Plusieurs commentateurs ont cédé à la tentation d'interpréter les résultats de la Coupe du monde à la lumière de la conjoncture économique et politique. Ainsi, l'élimination rapide de la France et de l'Italie pouvait être le reflet de la crise financière fragilisant l'Union européenne, tandis que les succès des équipes sud-américaines étaient vus comme révélateurs de la montée des économies émergentes.

Voici que la «vieille Europe» retourne la situation à son avantage, de sorte qu'on trouvera trois équipes européennes sur les quatre participant aux demi-finales. Économistes et politologues sont bouche bée...

 

Cédons tout de même à notre tour à la tentation: la remarquable performance de l'équipe allemande n'illustre-t-elle pas le retour en force de l'Allemagne comme puissance économique, après les difficiles années post-réunification qu'elle a traversées?

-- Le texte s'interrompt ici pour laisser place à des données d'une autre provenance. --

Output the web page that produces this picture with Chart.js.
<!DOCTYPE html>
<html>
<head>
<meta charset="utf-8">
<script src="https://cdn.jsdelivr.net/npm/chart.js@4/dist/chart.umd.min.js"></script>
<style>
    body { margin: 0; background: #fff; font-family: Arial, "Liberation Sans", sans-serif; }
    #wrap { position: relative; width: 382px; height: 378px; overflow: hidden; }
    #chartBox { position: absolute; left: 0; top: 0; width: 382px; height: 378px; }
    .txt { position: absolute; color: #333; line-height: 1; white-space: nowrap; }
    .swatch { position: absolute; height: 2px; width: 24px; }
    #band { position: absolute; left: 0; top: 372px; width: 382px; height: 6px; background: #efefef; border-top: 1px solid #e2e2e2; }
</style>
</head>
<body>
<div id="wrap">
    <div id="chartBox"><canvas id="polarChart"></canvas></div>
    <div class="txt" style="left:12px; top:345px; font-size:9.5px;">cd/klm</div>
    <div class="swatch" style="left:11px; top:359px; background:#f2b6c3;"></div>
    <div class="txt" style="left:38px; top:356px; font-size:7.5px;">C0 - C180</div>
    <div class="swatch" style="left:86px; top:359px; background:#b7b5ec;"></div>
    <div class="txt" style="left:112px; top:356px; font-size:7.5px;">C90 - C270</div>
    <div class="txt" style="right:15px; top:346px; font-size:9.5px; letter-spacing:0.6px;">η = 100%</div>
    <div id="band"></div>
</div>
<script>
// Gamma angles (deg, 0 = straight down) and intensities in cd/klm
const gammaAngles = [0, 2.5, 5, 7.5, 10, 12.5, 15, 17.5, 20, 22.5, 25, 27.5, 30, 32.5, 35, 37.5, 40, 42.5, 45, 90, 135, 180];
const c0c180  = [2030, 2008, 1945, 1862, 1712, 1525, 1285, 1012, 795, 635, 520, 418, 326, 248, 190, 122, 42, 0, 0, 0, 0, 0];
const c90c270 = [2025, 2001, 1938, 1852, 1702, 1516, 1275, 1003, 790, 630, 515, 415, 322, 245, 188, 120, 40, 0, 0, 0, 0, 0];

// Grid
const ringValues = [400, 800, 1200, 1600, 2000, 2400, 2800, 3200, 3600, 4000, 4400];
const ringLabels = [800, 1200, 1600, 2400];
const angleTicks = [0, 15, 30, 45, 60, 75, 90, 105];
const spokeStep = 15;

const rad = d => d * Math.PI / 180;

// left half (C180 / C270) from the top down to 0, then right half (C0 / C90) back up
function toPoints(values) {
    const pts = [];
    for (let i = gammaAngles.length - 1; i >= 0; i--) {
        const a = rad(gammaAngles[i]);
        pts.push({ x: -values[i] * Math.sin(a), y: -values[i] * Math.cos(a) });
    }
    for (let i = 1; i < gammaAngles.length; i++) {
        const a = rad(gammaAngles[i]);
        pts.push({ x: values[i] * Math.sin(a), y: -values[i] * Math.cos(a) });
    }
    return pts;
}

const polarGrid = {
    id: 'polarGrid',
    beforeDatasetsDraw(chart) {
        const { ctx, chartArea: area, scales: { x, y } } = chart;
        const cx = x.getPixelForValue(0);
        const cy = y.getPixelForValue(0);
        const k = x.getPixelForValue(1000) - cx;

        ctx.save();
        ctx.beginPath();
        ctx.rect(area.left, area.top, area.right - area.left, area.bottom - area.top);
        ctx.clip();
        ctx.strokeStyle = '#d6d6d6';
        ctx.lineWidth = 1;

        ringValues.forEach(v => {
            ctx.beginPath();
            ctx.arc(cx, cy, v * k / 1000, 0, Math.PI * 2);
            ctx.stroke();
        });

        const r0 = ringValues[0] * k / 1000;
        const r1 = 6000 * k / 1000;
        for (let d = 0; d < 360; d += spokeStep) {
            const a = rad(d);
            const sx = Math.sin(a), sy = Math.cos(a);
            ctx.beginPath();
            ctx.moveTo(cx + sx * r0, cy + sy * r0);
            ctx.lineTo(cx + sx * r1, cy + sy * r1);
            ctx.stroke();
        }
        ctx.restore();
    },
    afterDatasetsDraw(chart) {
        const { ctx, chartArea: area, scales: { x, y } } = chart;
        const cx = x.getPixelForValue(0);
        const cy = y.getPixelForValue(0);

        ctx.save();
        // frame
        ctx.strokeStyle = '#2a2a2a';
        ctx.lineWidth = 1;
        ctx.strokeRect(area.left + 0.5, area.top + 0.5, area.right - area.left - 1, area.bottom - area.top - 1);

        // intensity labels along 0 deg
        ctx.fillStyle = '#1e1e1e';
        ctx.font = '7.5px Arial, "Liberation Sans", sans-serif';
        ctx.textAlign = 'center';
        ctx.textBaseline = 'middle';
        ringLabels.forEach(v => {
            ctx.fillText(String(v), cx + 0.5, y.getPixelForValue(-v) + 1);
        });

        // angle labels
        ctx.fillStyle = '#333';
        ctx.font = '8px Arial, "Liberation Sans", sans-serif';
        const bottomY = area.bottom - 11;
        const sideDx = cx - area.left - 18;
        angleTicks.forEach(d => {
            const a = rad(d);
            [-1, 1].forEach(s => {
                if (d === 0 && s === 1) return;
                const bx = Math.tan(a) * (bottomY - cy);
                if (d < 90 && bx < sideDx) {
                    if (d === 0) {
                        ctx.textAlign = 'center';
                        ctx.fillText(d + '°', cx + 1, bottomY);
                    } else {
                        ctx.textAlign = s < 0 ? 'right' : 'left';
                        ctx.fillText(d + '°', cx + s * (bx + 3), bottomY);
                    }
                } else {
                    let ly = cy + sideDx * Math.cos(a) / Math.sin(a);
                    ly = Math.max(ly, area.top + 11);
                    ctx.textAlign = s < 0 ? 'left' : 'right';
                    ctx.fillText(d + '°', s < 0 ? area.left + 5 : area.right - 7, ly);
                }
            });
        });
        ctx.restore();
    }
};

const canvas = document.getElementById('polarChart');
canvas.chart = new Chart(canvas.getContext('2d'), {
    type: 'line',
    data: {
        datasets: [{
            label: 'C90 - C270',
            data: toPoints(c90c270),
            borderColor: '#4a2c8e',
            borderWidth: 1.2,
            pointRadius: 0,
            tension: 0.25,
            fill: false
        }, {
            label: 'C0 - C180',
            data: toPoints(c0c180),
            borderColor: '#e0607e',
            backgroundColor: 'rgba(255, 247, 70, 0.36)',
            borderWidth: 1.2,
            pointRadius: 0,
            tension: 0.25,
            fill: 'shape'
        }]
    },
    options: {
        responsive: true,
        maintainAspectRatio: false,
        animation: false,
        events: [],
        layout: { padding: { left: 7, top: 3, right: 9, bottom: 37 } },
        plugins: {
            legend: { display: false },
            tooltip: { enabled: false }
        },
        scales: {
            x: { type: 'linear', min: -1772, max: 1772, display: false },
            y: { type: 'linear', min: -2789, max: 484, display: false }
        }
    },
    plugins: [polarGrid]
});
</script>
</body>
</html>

Dans les stades sud-africains, en tout cas, les Allemands impressionnent autant les experts que les amateurs. En cinq parties, ils ont compté 13 buts, deux fois plus que leurs adversaires espagnols d'après-demain. Ils ont littéralement rossé les Anglais 4-1 et les puissants Argentins 4-0. On souligne la jeunesse de l'équipe allemande, de même que sa diversité ethnique. Dans l'alignement, on remarque notamment la présence du jeune milieu de terrain Mesut Ozil, issu de l'importante minorité d'origine turque du pays. L'équipe de foot est donc à l'image de l'Allemagne moderne: toujours disciplinée, mais aussi innovatrice et diverse. Ce n'est pas pour rien que ce pays est l'un de ceux qui a le mieux traversé la récession. À 7%, le chômage y est relativement bas. Contrairement à celle de la plupart des pays occidentaux, l'industrie manufacturière d'Allemagne a su résister à la concurrence des économies à faibles coûts de main-d'oeuvre, de sorte que le pays demeure la grande puissance exportatrice de la planète, surpassée seulement par la Chine.

Le Deutschland fait cependant face à des problèmes importants. En raison d'un taux de natalité très faible et d'une immigration chancelante, la population non seulement viellit, mais est en baisse. Selon le Bureau national de statistiques, l'Allemagne comptera en 2050 14 millions de moins d'habitants qu'aujourd'hui. La France sera alors plus peuplée que sa voisine.

Par ailleurs, la composition multiculturelle de l'équipe allemande de 2010 ne signifie pas que l'intégration des communautés immigrantes se fait facilement. La minorité turque, en particulier, reste particulièrement pauvre et peu scolarisée.

La performance de son équipe de foot peut certainement être vue comme une métaphore de la récente réussite de l'Allemagne. Toutefois, si les Allemands n'y prennent pas garde, ce pourrait être aussi une dangereuse illusion.